__GIVEN REQUEST__.
Return the material word for word. Do not include pictures.

__DATA SECTION__.
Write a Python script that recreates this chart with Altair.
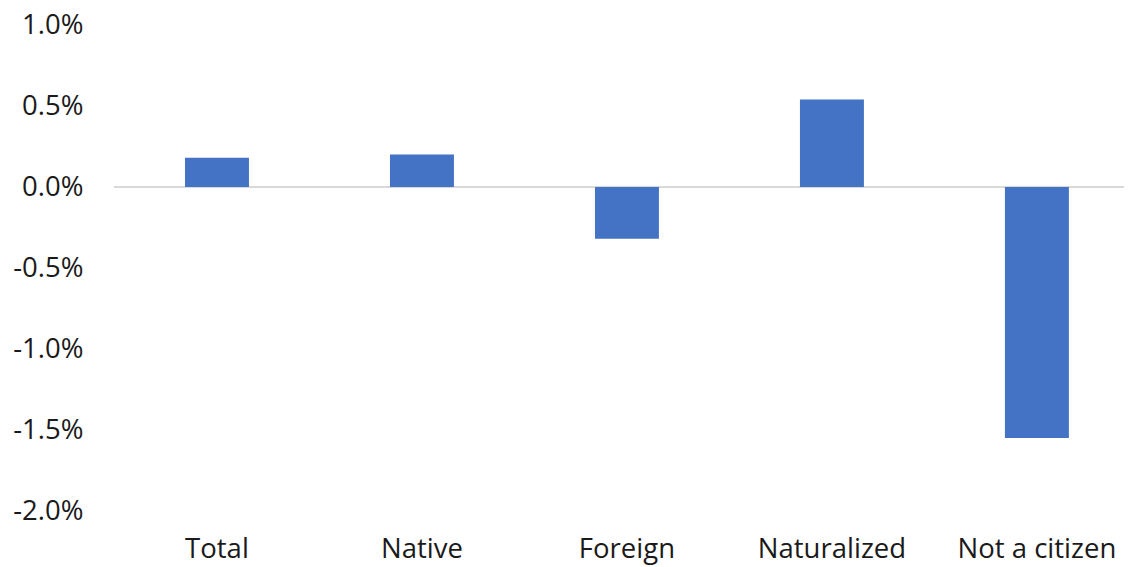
import altair as alt
import pandas as pd

categories = ["Total", "Native", "Foreign", "Naturalized", "Not a citizen"]
values = [0.0018, 0.0020, -0.0032, 0.0054, -0.0155]

df = pd.DataFrame({"category": categories, "value": values})

FONT = "Open Sans"
FS = 27.5

bars = alt.Chart(df).mark_bar(color="#4472C4").encode(
    x=alt.X("category:N", sort=categories, title=None,
            scale=alt.Scale(paddingInner=0.688, paddingOuter=0.3076, align=0.563),
            axis=alt.Axis(orient="bottom", labelAngle=0, ticks=False, domain=False,
                          labelPadding=24, labelFontSize=FS, labelFont=FONT,
                          labelColor="#1a1a1a", grid=False)),
    y=alt.Y("value:Q", title=None,
            scale=alt.Scale(domain=[-0.02, 0.01], nice=False, zero=False),
            axis=alt.Axis(values=[-0.02, -0.015, -0.01, -0.005, 0, 0.005, 0.01],
                          labelExpr="(datum.value < 0 ? '-' : '') + format(abs(datum.value), '.1%')",
                          ticks=False, domain=False, grid=False, labelPadding=31,
                          labelFontSize=FS, labelFont=FONT, labelColor="#1a1a1a")),
)

zero = alt.Chart(df).mark_rule(color="#D9D9D9", strokeWidth=2).encode(
    y=alt.datum(0)
)

chart = alt.layer(zero, bars).properties(
    width=1010, height=486,
    autosize=alt.AutoSizeParams(type="none"),
    padding={"left": 106, "top": 17, "right": 0, "bottom": 56},
).configure_view(stroke=None)

chart.save("out.html", embed_options={"renderer": "svg", "actions": False})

__CORRECT RESPONSE__.
Write a Python script that recreates this chart with Altair.
import altair as alt
import pandas as pd

categories = ["Total", "Native", "Foreign", "Naturalized", "Not a citizen"]
values = [0.0018, 0.0020, -0.0032, 0.0054, -0.0155]

df = pd.DataFrame({"category": categories, "value": values})

FONT = "Open Sans"
FS = 27.5

bars = alt.Chart(df).mark_bar(color="#4472C4").encode(
    x=alt.X("category:N", sort=categories, title=None,
            scale=alt.Scale(paddingInner=0.688, paddingOuter=0.3076, align=0.563),
            axis=alt.Axis(orient="bottom", labelAngle=0, ticks=False, domain=False,
                          labelPadding=24, labelFontSize=FS, labelFont=FONT,
                          labelColor="#1a1a1a", grid=False)),
    y=alt.Y("value:Q", title=None,
            scale=alt.Scale(domain=[-0.02, 0.01], nice=False, zero=False),
            axis=alt.Axis(values=[-0.02, -0.015, -0.01, -0.005, 0, 0.005, 0.01],
                          labelExpr="(datum.value < 0 ? '-' : '') + format(abs(datum.value), '.1%')",
                          ticks=False, domain=False, grid=False, labelPadding=31,
                          labelFontSize=FS, labelFont=FONT, labelColor="#1a1a1a")),
)

zero = alt.Chart(df).mark_rule(color="#D9D9D9", strokeWidth=2).encode(
    y=alt.datum(0)
)

chart = alt.layer(zero, bars).properties(
    width=1010, height=486,
    autosize=alt.AutoSizeParams(type="none"),
    padding={"left": 106, "top": 17, "right": 0, "bottom": 56},
).configure_view(stroke=None)

chart.save("out.html", embed_options={"renderer": "svg", "actions": False})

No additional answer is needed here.